So CAL has had a win in the High Court. In Copyright Agency Limited vs The State of NSW [2008] HCA 35, a unanimous High Court overturned the Full Federal Court’s ruling that Lands and Property Information (formerly the Land Titles Office), part of the NSW Department of Lands, does not have an implied license extending to allow the LPI to scan copies of survey plans, lodged with the office as a necessary element in registering title to land, and pass copies on to LPI staff, government agencies, councils, relevant authorities, information brokers and members of the public. One thing we don’t yet know is how much the NSW government will have to pay. The use will still fall within the government’s statutory license (Div ) – which means the government can make the copies but must pay equitable remuneration, to be determined by the Copyright Tribunal. This judgment presumably means the matter goes back to the Tribunal for determination.

[UPDATE: Catherine Bond has two long and interesting posts at House of Commons: Part 1 (Can’t the government just legislate to allow them to do it free?), Part 2 (but the Constitution!). Inchoate responds here.Nick Gruen has an AFR op-ed, which is re-produced on Club Troppo here – referring to Fitzgerald’s and Anderson’s (pre-High Court decision) article here.]

On one view, this is copyright run a little mad. It really isn’t the least bit arguable that surveyors require payment, or royalties, from the government in order to do the work of drawing up these plans. Presumably, they are paid when they do the surveying work. They’ve not been paid in the past. They are not paid royalties in many other comparable countries. Any money that comes this way is, at least on some interpretations, a windfall profit: profit that was not expected, and is not likely to have any social benefits in terms of increased quality or quantity of surveyors’ plans.

Obviously, CAL’s response to such an argument would be that in fact, a result where the government must pay is simple justice. After all, the government is paid for the digital copies of the plans by information brokers. Since that money is being made ‘off the back’ of the surveyors who actually did the work of drawing up the plans, surely they should get a cut, right? It’s only fair. The value of the thing being sold was created by them, right?

Can we think that through for a moment though? Is the value in individual surveyors’ plans? Or is it in the collection of all the surveyors plans? If the government, say, stopped selling the plans, would the information brokers go to all the surveyors to get copies from them and pay them? Not likely. The government’s actions do not, it seems to me, deprive the surveyors of a market or opportunity for profit. Again, we come back to the idea of windfall.

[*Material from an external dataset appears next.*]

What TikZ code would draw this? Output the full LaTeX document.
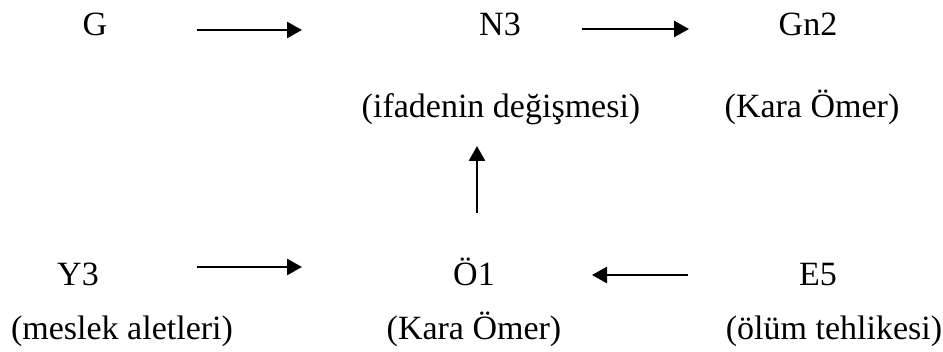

But surely, you might say, the money is also a windfall to government? After all, the government doesn’t really do any work (beyond scanning) to create this valuable thing – it is the surveyors who do that work. So if anyone should profit from the windfall created by the fact that information brokers are willing to pay for this info, it should either be the surveyors – or at least, the surveyors and government together. Simple justice, right?

But think about that for a minute. Presumably the LPI is not taking this as profit to be distributed amongst their staff. Presumably,the economic benefits that come from selling the information to information brokers is used, in part, to cover the costs of its functions – including the function of supplying this information generally. If that is true, and if you take a cut out of that money, that is money that comes out of the budget of the LPI, right? Now, either they are in surplus (and giving money back to government, where, presumably, it is plowed into other services), or they are not, and that budget shortfall (whatever it is) is made up other ways. I’ve no idea which of these is true, but let’s assume the latter for the moment. What is the obvious way to make up that shortfall? Well, I guess you could charge the information brokers more, which means users of their services pay more, with some money going to the surveyors. Or you get the money out of other users of the LPI – I guess the people registering land titles. let’s hope it’s not the latter, because on some abstract level that would mean your registrants are almost paying the surveyors twice: for the initial plans and for the government royalty for use of the plans. [update: of course, if it is the former, that increases the cost of the information, which may have the effect of decreasing the number of companies willing to engage in the process of taking and processing the information in a way that makes it useful.]

But here’s an interesting question. What if the NSW government wanted to make the surveyor information freely available at no cost? What, in other words, if no one was getting a windfall?

There’s a lot of talk, at the moment, about Public Sector Information, and the general desirability of governments making access to such information cheaper, and more readily available, in order to encourage maximum commercial and non-commercial use of the information in all kinds of interesting ways. The Victorian Parliament is actually having an inquiry on this at the moment. What, then, are the implications of this decision for the governments of Australia making material freely available – say, under open licensing? If they did that, would they have to pay remuneration? And if so, is that going to make Australian governments less enthusiastic about making public sector information freely available? And if so, will we be deprived of whatever benefits may come from more open access to public sector information? Food for thought.